Individuals from lower socioeconomic status (SES) backgrounds often live and work in areas with poorer environmental conditions—higher pollution, inadequate housing, and limited access to clean water and air—due to historical, economic, and social factors. Exposure to environmental hazards (e.g., air pollution, extreme temperatures) compounds other SES vulnerabilities (limited healthcare access, poor nutrition, economic stress), leading to higher rates of respiratory, cardiovascular, and stress-related illnesses.
- Each row in the dataset represents one individual respondent: an EU resident aged 50+.
- Label: Self-perceived health status (
sphus), a categorical variable with five levels. - Problem Type: Multi-class classification.
- Presence of chronic diseases (e.g., heart disease, diabetes, respiratory diseases)

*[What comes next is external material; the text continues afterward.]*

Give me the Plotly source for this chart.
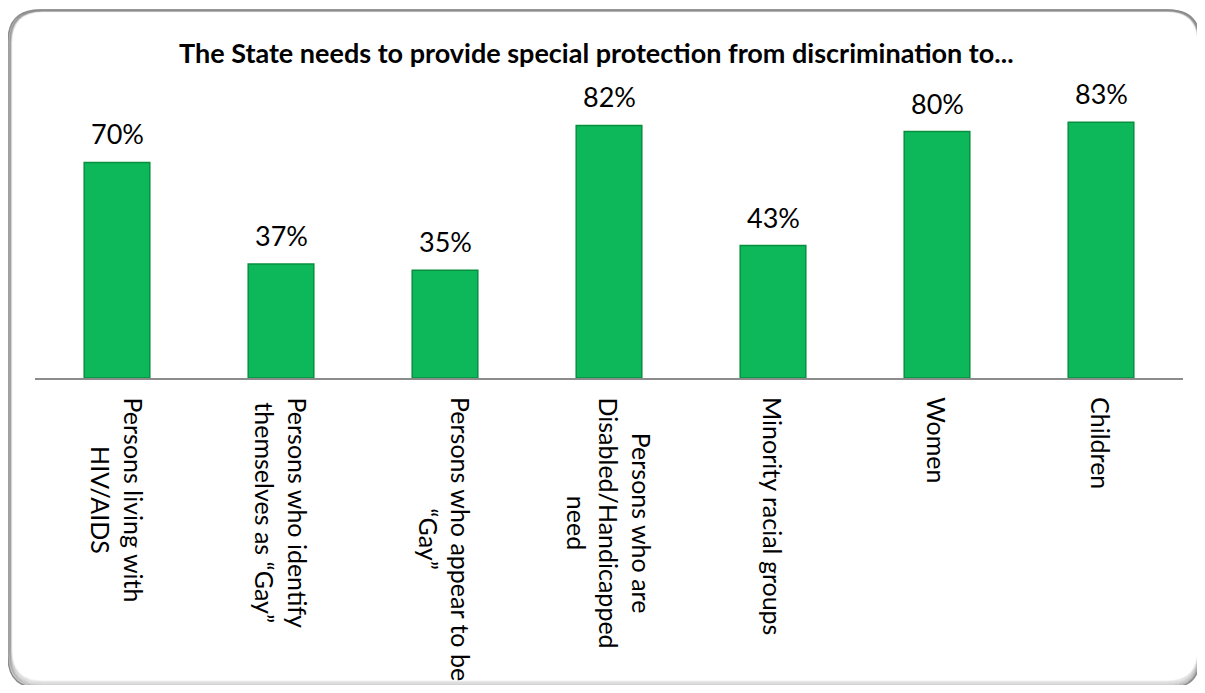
import plotly.graph_objects as go

categories = [
    "Persons living with<br>HIV/AIDS",
    "Persons who identify<br>themselves as “Gay”",
    "Persons who appear to be<br>“Gay”",
    "Persons who are<br>Disabled/Handicapped<br>need",
    "Minority racial groups",
    "Women",
    "Children",
]
values = [0.70, 0.37, 0.35, 0.82, 0.43, 0.80, 0.83]
value_labels = ["70%", "37%", "35%", "82%", "43%", "80%", "83%"]
title_text = "The State needs to provide special protection from discrimination to..."

OFF = 8  # page body margin
W, H = 1205 - 2 * OFF, 693 - 2 * OFF
# plot area in reference (screen) pixels
X0, X1, Y0, Y1 = 35, 1183, 70, 378
ML, MR, MT, MB = X0 - OFF, W - (X1 - OFF), Y0 - OFF, H - (Y1 - OFF)
PW, PH = W - ML - MR, H - MT - MB
FONT = "Lato, Calibri, sans-serif"

def px_x(x):
    return (x - X0) / PW

def px_y(y):
    return (Y1 - y) / PH

def rrect(x0, y0, x1, y1, r):
    p = []
    p.append(f"M {px_x(x0 + r)},{px_y(y0)}")
    p.append(f"L {px_x(x1 - r)},{px_y(y0)}")
    p.append(f"Q {px_x(x1)},{px_y(y0)} {px_x(x1)},{px_y(y0 + r)}")
    p.append(f"L {px_x(x1)},{px_y(y1 - r)}")
    p.append(f"Q {px_x(x1)},{px_y(y1)} {px_x(x1 - r)},{px_y(y1)}")
    p.append(f"L {px_x(x0 + r)},{px_y(y1)}")
    p.append(f"Q {px_x(x0)},{px_y(y1)} {px_x(x0)},{px_y(y1 - r)}")
    p.append(f"L {px_x(x0)},{px_y(y0 + r)}")
    p.append(f"Q {px_x(x0)},{px_y(y0)} {px_x(x0 + r)},{px_y(y0)}")
    p.append("Z")
    return " ".join(p)

fig = go.Figure()
fig.add_trace(go.Bar(
    x=list(range(len(categories))),
    y=values,
    width=0.4,
    marker=dict(color="#0CB85A", line=dict(color="#078F3E", width=1.5)),
    hoverinfo="skip",
))

shapes = []
for i, op in enumerate([0.08, 0.10, 0.13, 0.17, 0.22, 0.30]):
    k = 6 - i
    shapes.append(dict(type="path", xref="paper", yref="paper",
                       path=rrect(9 + k * 0.4, 10 + k * 0.2, 1200 - k * 0.3, 688 - k * 1.1, 32),
                       line=dict(color=f"rgba(90,90,90,{op})", width=2), fillcolor="rgba(0,0,0,0)",
                       layer="below"))
shapes.append(dict(type="path", xref="paper", yref="paper",
                   path=rrect(8, 10, 1200, 688, 32),
                   line=dict(color="#8c8c8c", width=1.5), fillcolor="rgba(0,0,0,0)", layer="below"))

annotations = []
for i, (v, t) in enumerate(zip(values, value_labels)):
    annotations.append(dict(x=i, y=v, xref="x", yref="y", text=t, showarrow=False,
                            yanchor="bottom", yshift=10,
                            font=dict(family=FONT, size=27, color="#000000")))
for i, c in enumerate(categories):
    annotations.append(dict(x=i, y=px_y(395), xref="x", yref="paper", text=c, showarrow=False,
                            textangle=90, yanchor="top", xanchor="center", align="center",
                            font=dict(family=FONT, size=25, color="#000000")))
annotations.append(dict(x=px_x(596), y=px_y(53), xref="paper", yref="paper", text=f"<b>{title_text}</b>",
                        showarrow=False, xanchor="center", yanchor="middle",
                        font=dict(family=FONT, size=27, color="#000000")))

fig.update_layout(
    width=W, height=H,
    margin=dict(l=ML, r=MR, t=MT, b=MB),
    paper_bgcolor="white", plot_bgcolor="white",
    showlegend=False,
    xaxis=dict(range=[-0.5, len(categories) - 0.5], showticklabels=False, showgrid=False, zeroline=False,
               showline=True, linecolor="#8c8c8c", linewidth=1.5, ticks=""),
    yaxis=dict(range=[0, 1], visible=False, showgrid=False, zeroline=False),
    shapes=shapes,
    annotations=annotations,
)

fig.write_html("out.html")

- Mental health indicators (e.g., depression scores)
- Illness and health conditions related to environmental exposure (
Ill_any_env_related_issue[1/2/3]):- Angina or heart attack
- Stroke
- Asthma
- Other respiratory problems
- Migraines
- Emotional distress
- Fatigue
- Infectious diseases
- Allergies
- Regional pollutant concentrations (e.g., PM2.5, NO₂)

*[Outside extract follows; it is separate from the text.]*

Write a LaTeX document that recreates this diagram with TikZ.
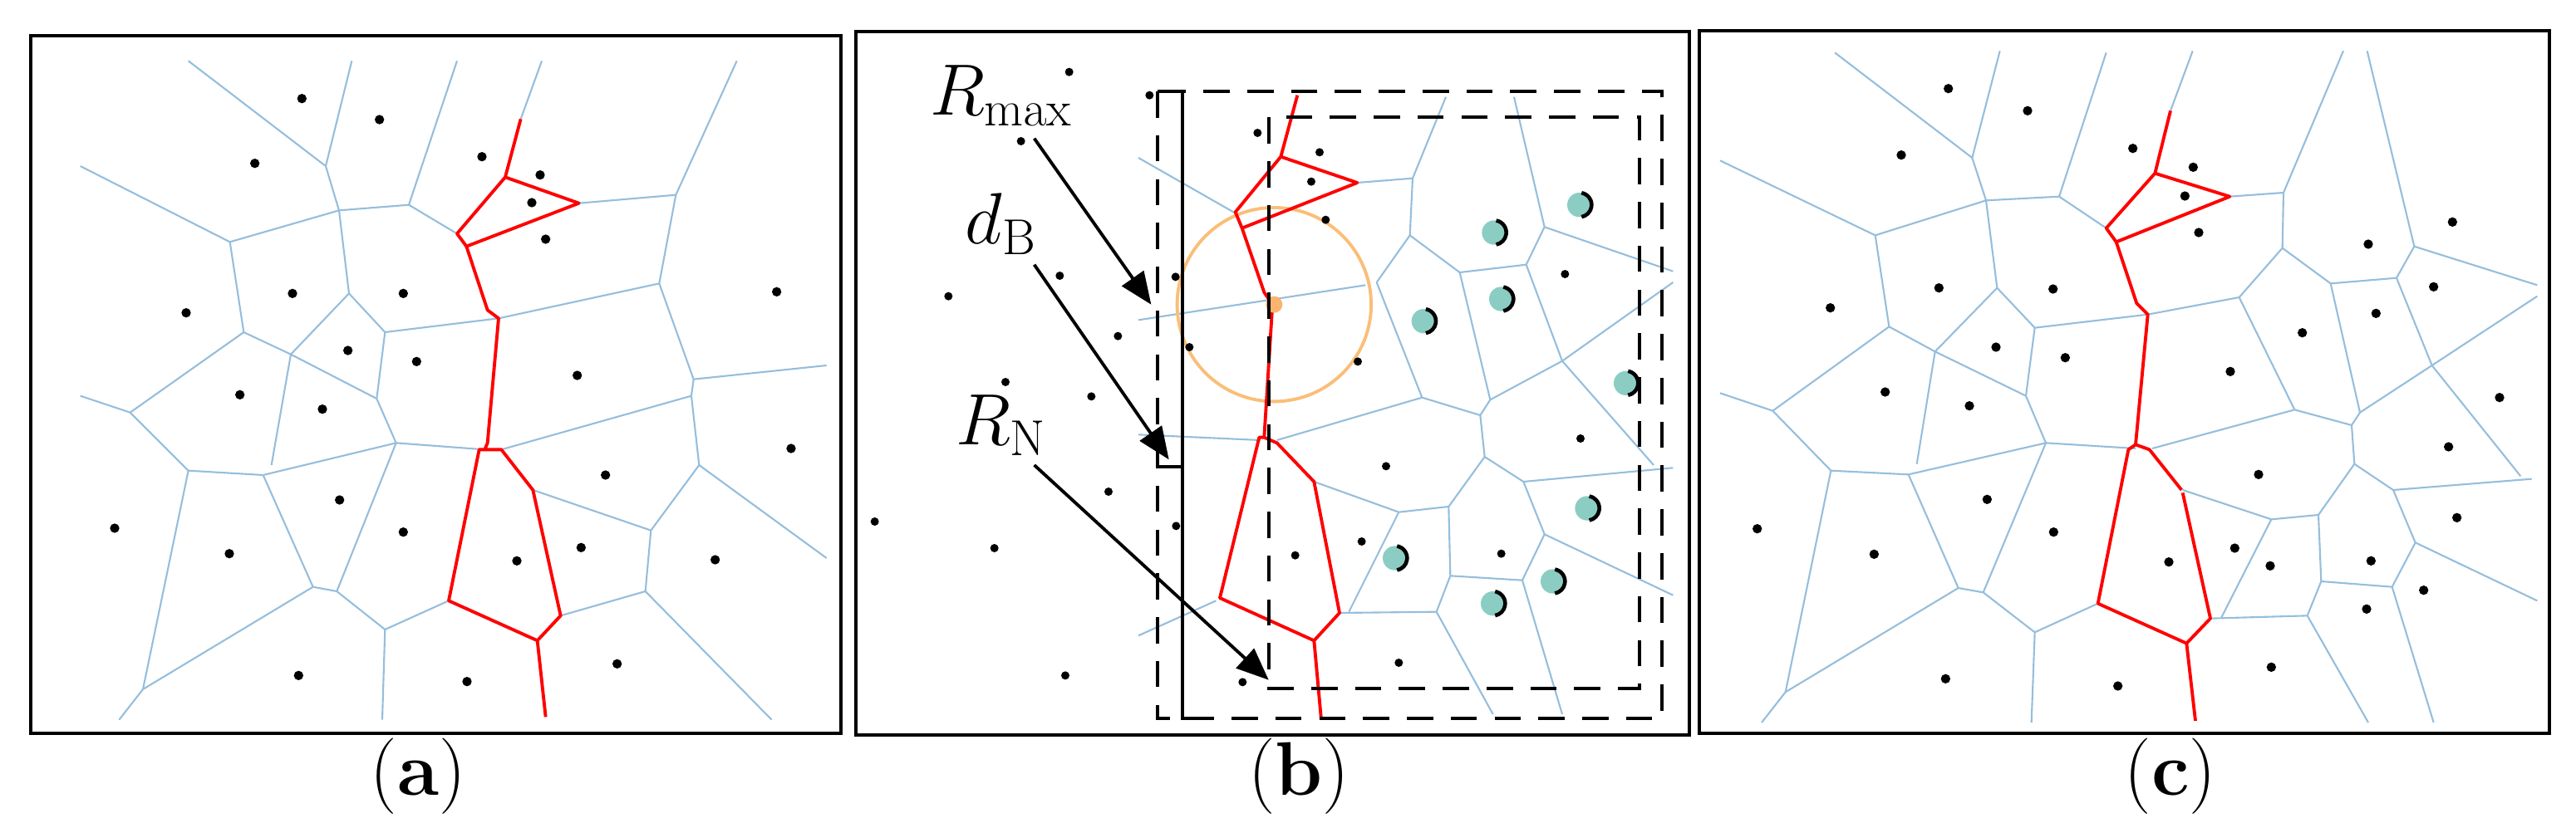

- Exposure to extreme temperatures and radiation
- Cumulative environmental hazard indices
- Food event data
- Household net worth
- Household income (current and average)
- Education level (ISCED classification)
- Housing quality
- Location of dwelling (city, suburb, town, rural)
- Work conditions
- Age, gender, and other standard demographics
Predictions can inform public health and environmental justice policies by:
- Identifying vulnerable groups most at risk from poor environmental quality
- Guiding targeted interventions and resource allocation
- Advocating for improved environmental conditions in disadvantaged areas
- Shaping strategies to mitigate environmental health impacts among older adults
To understand the impact of environmental factors on well-being inequalities:
- Baseline Model (SES + Health + Demographics): Captures relationships between socioeconomic factors, health behaviors, and outcomes.
- Full Model (Baseline + Environmental Variables): Adds pollution levels, temperature extremes, and hazard indices to gauge improvement in predictive accuracy.

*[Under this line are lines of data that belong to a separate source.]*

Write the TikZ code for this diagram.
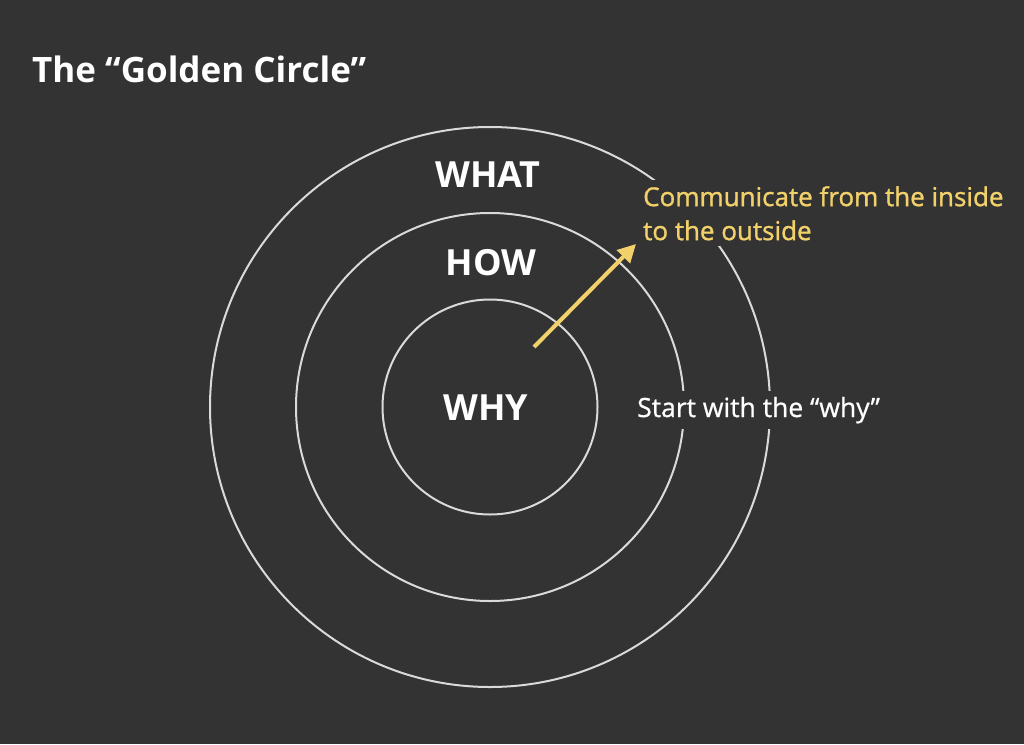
\documentclass[tikz,border=0pt]{standalone}
\usepackage{fontspec}
\setmainfont{Open Sans}
\usetikzlibrary{arrows.meta}
\definecolor{bg}{HTML}{333333}
\definecolor{ring}{HTML}{DADADA}
\definecolor{gold}{HTML}{F2D16B}
\tikzset{
  ringnode/.style={circle, draw=ring, line width=2pt, inner sep=0pt},
  biglabel/.style={text=white, font=\bfseries\fontsize{36}{40}\selectfont, inner sep=0pt},
  note/.style={fill=bg, inner sep=6pt, font=\fontsize{26}{34}\selectfont\addfontfeature{FakeBold=1.2}},
  goldarrow/.style={draw=gold, line width=4pt, -{Triangle[length=18pt,width=18pt]}}
}
\begin{document}
\begin{tikzpicture}[x=1pt,y=-1pt]
\fill[bg] (0,0) rectangle (1024,744);
\useasboundingbox (0,0) rectangle (1024,744);
\node[text=white, font=\bfseries\fontsize{35}{40}\selectfont, inner sep=0pt, anchor=base west] (title) at (32,82) {The “Golden Circle”};
\node[ringnode, minimum size=560pt] (outer) at (490,407) {};
\node[ringnode, minimum size=388pt] (middle) at (490,407) {};
\node[ringnode, minimum size=215pt] (inner) at (490,407) {};
\node[biglabel, anchor=base] (what) at (488,187) {WHAT};
\node[biglabel, anchor=base] (how) at (491,275) {HOW};
\node[biglabel, anchor=base] (why) at (486,420) {WHY};
\node[note, text=white, anchor=base west, font=\fontsize{26.5}{34}\selectfont\addfontfeature{FakeBold=0.8}] (start) at (631,417) {Start with the “why”};
\node[note, text=gold, align=left, anchor=north west] (comm) at (637,180) {Communicate from the inside\\to the outside};
\coordinate (from) at (534,347);
\coordinate (to) at (636,244);
\draw[goldarrow] (from) -- (to);
\end{tikzpicture}
\end{document}
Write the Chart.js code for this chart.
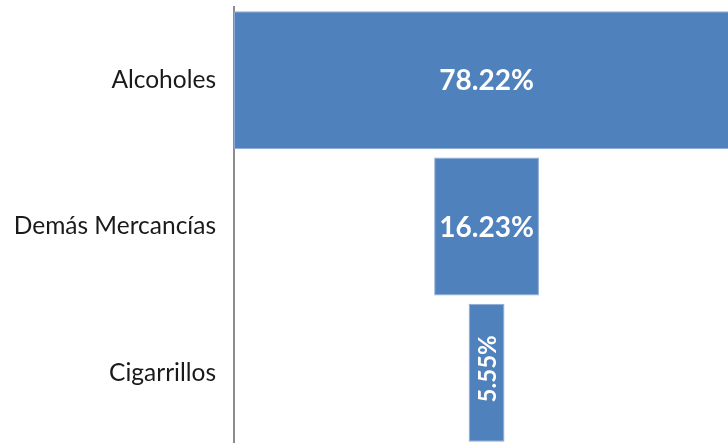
<!DOCTYPE html>
<html>
<head>
<meta charset="utf-8">
<script src="https://cdn.jsdelivr.net/npm/chart.js@4/dist/chart.umd.min.js"></script>
<style>
html,body{margin:0;padding:0;background:#fff;overflow:hidden;}
#wrap{width:728px;height:446px;}
</style>
</head>
<body>
<div id="wrap"><canvas id="c" width="728" height="446"></canvas></div>
<script>
const categories = ["Alcoholes", "Demás Mercancías", "Cigarrillos"];
const shares = [78.22, 16.23, 5.55];
const shareLabels = ["78.22%", "16.23%", "5.55%"];

const maxShare = Math.max(...shares);
const offsets = shares.map(v => (maxShare - v) / 2);

const FONT = "Lato, 'Open Sans', sans-serif";

const labelPlugin = {
  id: 'barLabels',
  afterDatasetsDraw(chart) {
    const ctx = chart.ctx;
    const meta = chart.getDatasetMeta(1);
    ctx.save();
    ctx.fillStyle = '#ffffff';
    ctx.textAlign = 'center';
    ctx.textBaseline = 'middle';
    meta.data.forEach((bar, i) => {
      const full = Math.abs(bar.x - bar.base);
      const cx = (bar.x + bar.base) / 2;
      const cy = bar.y;
      const txt = shareLabels[i];
      ctx.font = "bold 28px " + FONT;
      const w = ctx.measureText(txt).width;
      if (w + 8 > full) {
        ctx.font = "bold 24px " + FONT;
        ctx.save();
        ctx.translate(cx + 2, cy - 4);
        ctx.rotate(-Math.PI / 2);
        ctx.fillText(txt, 0, 0);
        ctx.restore();
      } else {
        ctx.fillText(txt, cx, cy + 1);
      }
    });
    ctx.restore();
  }
};

new Chart(document.getElementById('c'), {
  type: 'bar',
  data: {
    labels: categories,
    datasets: [
      {
        data: offsets,
        backgroundColor: 'rgba(0,0,0,0)',
        borderWidth: 0,
        categoryPercentage: 0.943,
        barPercentage: 1
      },
      {
        data: shares,
        backgroundColor: '#4F81BD',
        borderColor: '#8fabd3',
        borderWidth: 1,
        borderSkipped: false,
        categoryPercentage: 0.943,
        barPercentage: 1
      }
    ]
  },
  options: {
    indexAxis: 'y',
    responsive: false,
    animation: false,
    devicePixelRatio: 1,
    layout: { padding: { top: 7, bottom: 0, left: 0, right: 0 } },
    plugins: { legend: { display: false }, tooltip: { enabled: false } },
    scales: {
      x: {
        stacked: true,
        display: false,
        min: 0,
        max: 76.5
      },
      y: {
        stacked: true,
        grid: { display: false, drawTicks: false },
        border: { display: true, color: '#8c8c8c', width: 2 },
        ticks: {
          color: '#1a1a1a',
          padding: 18,
          font: { family: FONT, size: 24.5 }
        },
        afterFit(scale) {
          scale.width = 234;
          scale.paddingTop = 0;
          scale.paddingBottom = 0;
        }
      }
    }
  },
  plugins: [labelPlugin]
});
</script>
</body>
</html>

By comparing both models, we can quantify the added value of environmental features and support evidence-based policy recommendations that incorporate environmental risk reduction into efforts to close health-inequality gaps.
This repository contains all data preprocessing scripts, exploratory analyses, model implementations, and evaluation results corresponding to the above project plan.